Uważam, że jest to odpowiedź oczywista, choć niestety dość złożona. Z jednej strony my sami jako Polska wolna, suwerenna, niepodległa powinniśmy być dość aktywni, wręcz ekspansywni na terenie świata. Ta ekspansja może mieć różne formy – z udziałem polskiej dyplomacji, instytutów naukowych, projektów grantowych. Posługując się powiedzeniem Napoleona – do tego potrzebne są trzy rzeczy – pieniądze, pieniądze i jeszcze raz pieniądze. Jest to kwestia wyboru, wrażliwości polskich elit politycznych. Mam nadzieję, że prezydent elekt Andrzej Duda jest człowiekiem o tej pro polskiej wrażliwości, który z punktu widzenia państwa polskiego będzie służył bezpieczeństwu narodowemu.

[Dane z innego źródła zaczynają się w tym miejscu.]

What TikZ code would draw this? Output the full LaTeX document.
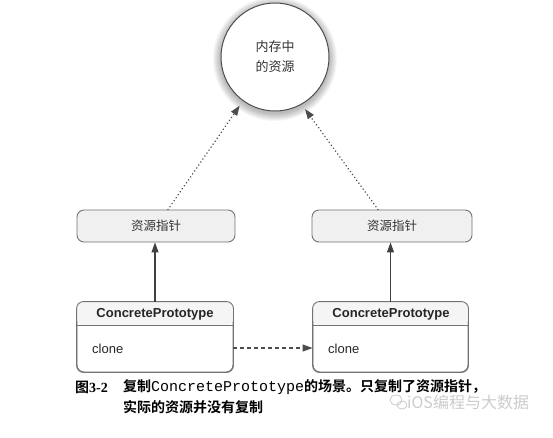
\documentclass[tikz,border=0pt]{standalone}
\usepackage{fontspec}
\setmainfont{Liberation Serif}
\setsansfont{Liberation Sans}
\setmonofont{Liberation Mono}
\newfontfamily\cjk{Noto Sans CJK SC}
\newfontfamily\cjkb{Noto Sans CJK SC Bold}
\usetikzlibrary{arrows.meta,calc}
\begin{document}
\begin{tikzpicture}[x=1pt,y=-1pt,
  boxline/.style={draw=black!55, line width=0.9pt},
  ptr/.style={boxline, fill=black!6, rounded corners=7pt, minimum height=32pt, inner sep=0pt,
    font=\cjk\fontsize{12.5}{15}\selectfont, text=black!80},
  cbox/.style={boxline, fill=white, rounded corners=7pt, minimum height=70pt, inner sep=0pt},
  hdr/.style={inner sep=0pt, font=\sffamily\bfseries\fontsize{13}{15}\selectfont, text=black!85},
  op/.style={inner sep=0pt, anchor=west, font=\sffamily\fontsize{13}{15}\selectfont, text=black!85},
  solidarrow/.style={draw=black!75, line width=1.1pt, -{Triangle[length=10pt,width=7pt]}},
  dotarrow/.style={draw=black!70, line width=1.7pt, line cap=round, dash pattern=on 0.01pt off 3.6pt,
    -{Triangle[length=10pt,width=7pt,line cap=butt]}},
  dasharrow/.style={draw=black!70, line width=1.1pt, dash pattern=on 4pt off 3pt, -{Triangle[length=10pt,width=7pt]}},
  captxt/.style={inner sep=0pt, anchor=west, text=black}
]
\useasboundingbox (0,0) rectangle (553,437);
\fill[white] (0,0) rectangle (553,437);

% shadow of the circle
\foreach \i in {1,...,8} \fill[black, opacity=0.035] (275,59) circle[radius=54+\i];
\node[circle, draw=black!70, line width=1pt, fill=white, minimum size=108pt, inner sep=0pt,
  outer sep=6pt, align=center, font=\cjk\fontsize{13}{20}\selectfont, text=black!80]
  (circ) at (275,57) {内存中\\的资源};

% pointer boxes
\node[ptr, minimum width=158pt] (p1) at (156,226) {资源指针};
\node[ptr, minimum width=160pt] (p2) at (392,226) {资源指针};

% concrete prototype boxes
\coordinate (d1) at (0,325);
\coordinate (d2) at (0,348);
\node[cbox, minimum width=156pt] (c1) at (155,337) {};
\node[cbox, minimum width=155pt] (c2) at (390.5,337) {};
\foreach \c in {c1,c2}{
  \fill[black!4, rounded corners=7pt] (\c.west |- d1) |- (\c.north) -| (\c.east |- d1) -- cycle;
  \draw[boxline, rounded corners=7pt] (\c.south west) rectangle (\c.north east);
  \draw[boxline] (\c.west |- d1) -- (\c.east |- d1);
}
\node[hdr] (c1t) at (155,314) {ConcretePrototype};
\node[hdr] (c2t) at (391,314) {ConcretePrototype};
\node[op] (c1o) at (92,349) {clone};
\node[op] (c2o) at (328,349) {clone};

% connectors
\draw[solidarrow] (c1.north) -- (c1.north |- p1.south);
\draw[solidarrow] (c2.north) -- (c2.north |- p2.south);
\draw[dotarrow] ($(p1.north)+(12,0)$) -- (circ.234);
\draw[dotarrow] ($(p2.north)+(-14,0)$) -- (circ.300);
\draw[dasharrow] (c1.east |- d2) -- (c2.west |- d2);

% caption
\node[captxt] (fig) at (75,387) {{\cjkb\fontsize{14}{16}\selectfont 图}{\bfseries\fontsize{14}{16}\selectfont 3-2}};
\node[captxt] (cap1) at (123,387) {{\cjkb\fontsize{14}{16}\selectfont 复制}{\ttfamily\fontsize{15}{16}\selectfont ConcretePrototype}{\cjkb\fontsize{14}{16}\selectfont 的场景。只复制了资源指针，}};
\node[captxt] (cap2) at (123,407) {\cjkb\fontsize{14}{16}\selectfont 实际的资源并没有复制};

% watermark
\node[captxt, text=black!20, font=\cjk\fontsize{16}{16}\selectfont] (wm) at (407,402) {iOS编程与大数据};
\draw[black!20, line width=0.8pt] (396,400) ellipse[x radius=6pt, y radius=5pt];
\draw[black!20, line width=0.8pt] (402,405) ellipse[x radius=5pt, y radius=4pt];
\end{tikzpicture}
\end{document}
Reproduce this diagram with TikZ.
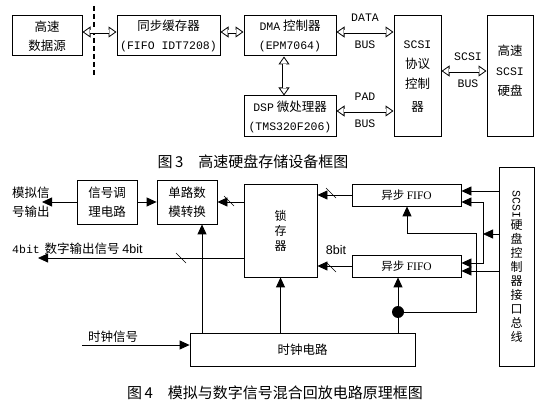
\documentclass[tikz,border=0pt]{standalone}
\usepackage{fontspec}
\usepackage{graphicx}
\setmainfont{Noto Sans CJK SC}
\setmonofont{Liberation Mono}
\newfontfamily\serifab{Liberation Serif}
\newfontfamily\sansab{Liberation Sans}
\usetikzlibrary{arrows.meta}
\newcommand{\ascii}[1]{{\ttfamily\fontsize{11.5}{13}\selectfont #1}}

\begin{document}
\begin{tikzpicture}[x=1pt,y=-1pt,font=\fontsize{12.5}{19}\selectfont]
\tikzstyle{blk}=[rectangle,draw,line width=1pt,inner sep=0pt,align=center]
\tikzstyle{box}=[rectangle,draw,line width=0.8pt,inner sep=0pt,align=center]
\tikzstyle{dbl}=[line width=0.8pt,{Triangle[open,length=8pt,width=11pt]}-{Triangle[open,length=8pt,width=11pt]},
  postaction={draw,-,double,double distance=3pt,shorten <=7.6pt,shorten >=7.6pt}]
\tikzstyle{tri}=[line width=0.8pt,-{Triangle[length=10pt,width=9pt]}]
\tikzstyle{captxt}=[font=\fontsize{15}{18}\selectfont]

\useasboundingbox (0,0) rectangle (546,403);

% figure 3
\draw[line width=1.2pt,dash pattern=on 5pt off 3pt] (94,6) -- (94,76);

\node[blk,minimum width=70pt,minimum height=40pt] (src) at (47,36) {高速\\数据源};
\node[blk,minimum width=103pt,minimum height=40pt] (sync) at (168.5,36) {同步缓存器\\\ascii{(FIFO IDT7208)}};
\node[blk,minimum width=92pt,minimum height=40pt] (dma) at (290,36) {\ascii{DMA} 控制器\\\ascii{(EPM7064)}};
\node[blk,minimum width=92pt,minimum height=41pt] (dsp) at (290,116.5) {\ascii{DSP} 微处理器\\\ascii{(TMS320F206)}};
\node[blk,minimum width=47pt,minimum height=121pt,font=\fontsize{12.5}{20}\selectfont] (ctrl) at (417.5,76.5) {\ascii{SCSI}\\协议\\控制\\[3pt]器};
\node[blk,minimum width=46pt,minimum height=121pt,font=\fontsize{12.5}{20}\selectfont] (disk) at (510,76.5) {高速\\\ascii{SCSI}\\硬盘\\[-7pt]};

\draw[dbl] (src.east |- 0,32) -- (sync.west |- 0,32);
\draw[dbl] (sync.east |- 0,32) -- (dma.west |- 0,32);
\draw[dbl] (dma.east |- 0,32) -- (ctrl.west |- 0,32)
  node[midway,above=7pt] {\ascii{DATA}} node[midway,below=5pt] {\ascii{BUS}};
\draw[dbl] (dsp.east |- 0,111) -- (ctrl.west |- 0,111)
  node[midway,above=7pt] {\ascii{PAD}} node[midway,below=5pt] {\ascii{BUS}};
\draw[dbl] (ctrl.east |- 0,71) -- (disk.west |- 0,71)
  node[midway,above=7pt,xshift=4pt] {\ascii{SCSI}} node[midway,below=5pt,xshift=4pt] {\ascii{BUS}};
\draw[dbl] (dma.south -| 284,0) -- (dsp.north -| 284,0);

\node[captxt] (cap3) at (253,162) {图\,3\quad 高速硬盘存储设备框图};

% figure 4
\node[align=left,anchor=west,inner sep=0pt] (aout) at (12,202) {模拟信\\号输出};
\node[box,minimum width=60pt,minimum height=44pt] (cond) at (107,202) {信号调\\理电路};
\node[box,minimum width=60pt,minimum height=44pt] (dac) at (187,202) {单路数\\模转换};
\node[box,minimum width=73pt,minimum height=93pt,font=\fontsize{12}{15}\selectfont] (latch) at (280.5,230.5) {锁\\存\\器};
\node[box,minimum width=109pt,minimum height=22pt,font=\fontsize{11.5}{14}\selectfont] (fifoA) at (406.5,195) {异步 {\serifab FIFO}};
\node[box,minimum width=109pt,minimum height=22pt,font=\fontsize{11.5}{14}\selectfont] (fifoB) at (406.5,266) {异步 {\serifab FIFO}};
\node[box,minimum width=225pt,minimum height=33pt] (clk) at (302.5,349.5) {时钟电路};
\node[box,minimum width=35pt,minimum height=199pt,font=\fontsize{12}{14}\selectfont] (bus) at (516.5,266.5)
  {\rotatebox{-90}{\ascii{SCSI}}\\硬\\盘\\控\\制\\器\\接\\口\\总\\线};

\node[anchor=west,inner sep=0pt] (dout) at (12,249) {\ascii{4bit}\, 数字输出信号 {\sansab 4bit}};
\node (clkin) at (113,337) {时钟信号};
\node (bits8) at (336,250) {\sansab 8bit};
\node[circle,fill,inner sep=0pt,minimum size=12pt] (dot) at (398,312) {};

\coordinate (aoutTip) at (42,202);
\coordinate (doutTip) at (38,258);
\coordinate (clkTail) at (82,345);
\coordinate (split) at (483,234);

\draw[tri] (cond) -- (aoutTip);
\draw[tri] (cond) -- (dac);
\draw[tri] (latch.west |- dac.east) -- (dac.east);
\draw[line width=0.6pt] (224,196) -- (234,206);
\draw[tri] (latch.west |- doutTip) -- (doutTip);
\draw[line width=0.6pt] (176,253) -- (186,263);
\draw[tri] (fifoA.west) -- (latch.east |- fifoA.west);
\draw[line width=0.6pt] (326,188) -- (336,198);
\draw[tri] (fifoB.west) -- (latch.east |- fifoB.west);
\draw[line width=0.6pt] (326,262) -- (336,272);

\draw[tri] (clkTail) -- (clk.west |- clkTail);
\draw[tri] (clk.north -| 202,0) -- (dac.south -| 202,0);
\draw[tri] (clk.north -| latch.south) -- (latch.south);
\draw[tri] (clk.north -| dot) -- (fifoB.south -| dot);
\draw[tri] (dot) -| (476,233) -| (fifoA.south -| 407,0);

\draw[tri] (bus.west |- 0,191) -- (fifoA.east |- 0,191);
\draw[tri] (bus.west |- split) -- (split);
\draw[tri] (split) |- (fifoA.east |- 0,202);
\draw[tri] (split) |- (fifoB.east |- 0,263);
\draw[tri] (bus.west |- 0,271) -- (fifoB.east |- 0,271);

\node[captxt] (cap4) at (275,393) {图\,4\quad 模拟与数字信号混合回放电路原理框图};
\end{tikzpicture}
\end{document}
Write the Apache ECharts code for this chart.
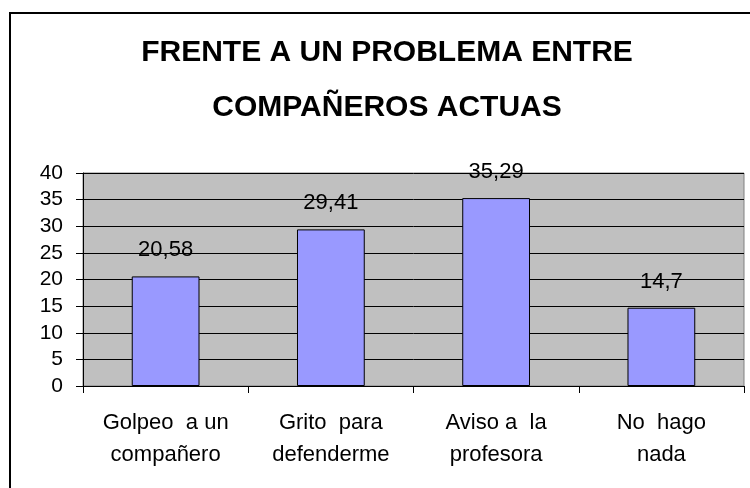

Posłużę się tekstem dziennikarza, mojego syna Stanisława, który na portalu wpolityce.pl napisał bardzo słuszną tezę: dlaczego Amerykanie mają nas ratować przed jakimkolwiek wewnętrznym zagrożeniem, skoro jesteśmy narodem nie tylko nieudaczników, ale tym, który mordował Żydów, który bez przerwy jątrzy w jakichś fobiach antyrosyjskich. Gdzie mogą mieć ludzie do nas szacunek? Jeżeli sami nie zadbamy o swój prawdziwy wizerunek historyczny, to nie liczmy też na to, że będziemy stanowili atrakcję dla współczesnego świata. Polityka historyczna aktywna, bardzo rozbudowana, oczywiście procesy sądowe wobec organów takich jak Die Welt, który śmie podejmować się tematów niezwiązanych z prawdą. Narzędzi i mechanizmów jest bardzo wiele. Myślę, że stać nas na to, byśmy rozpoczęli proces aktywnego budowania opiniotwórczej inteligencji państw demokratycznych, które będą wspierać Polskę w opowieści o II wojnie światowej.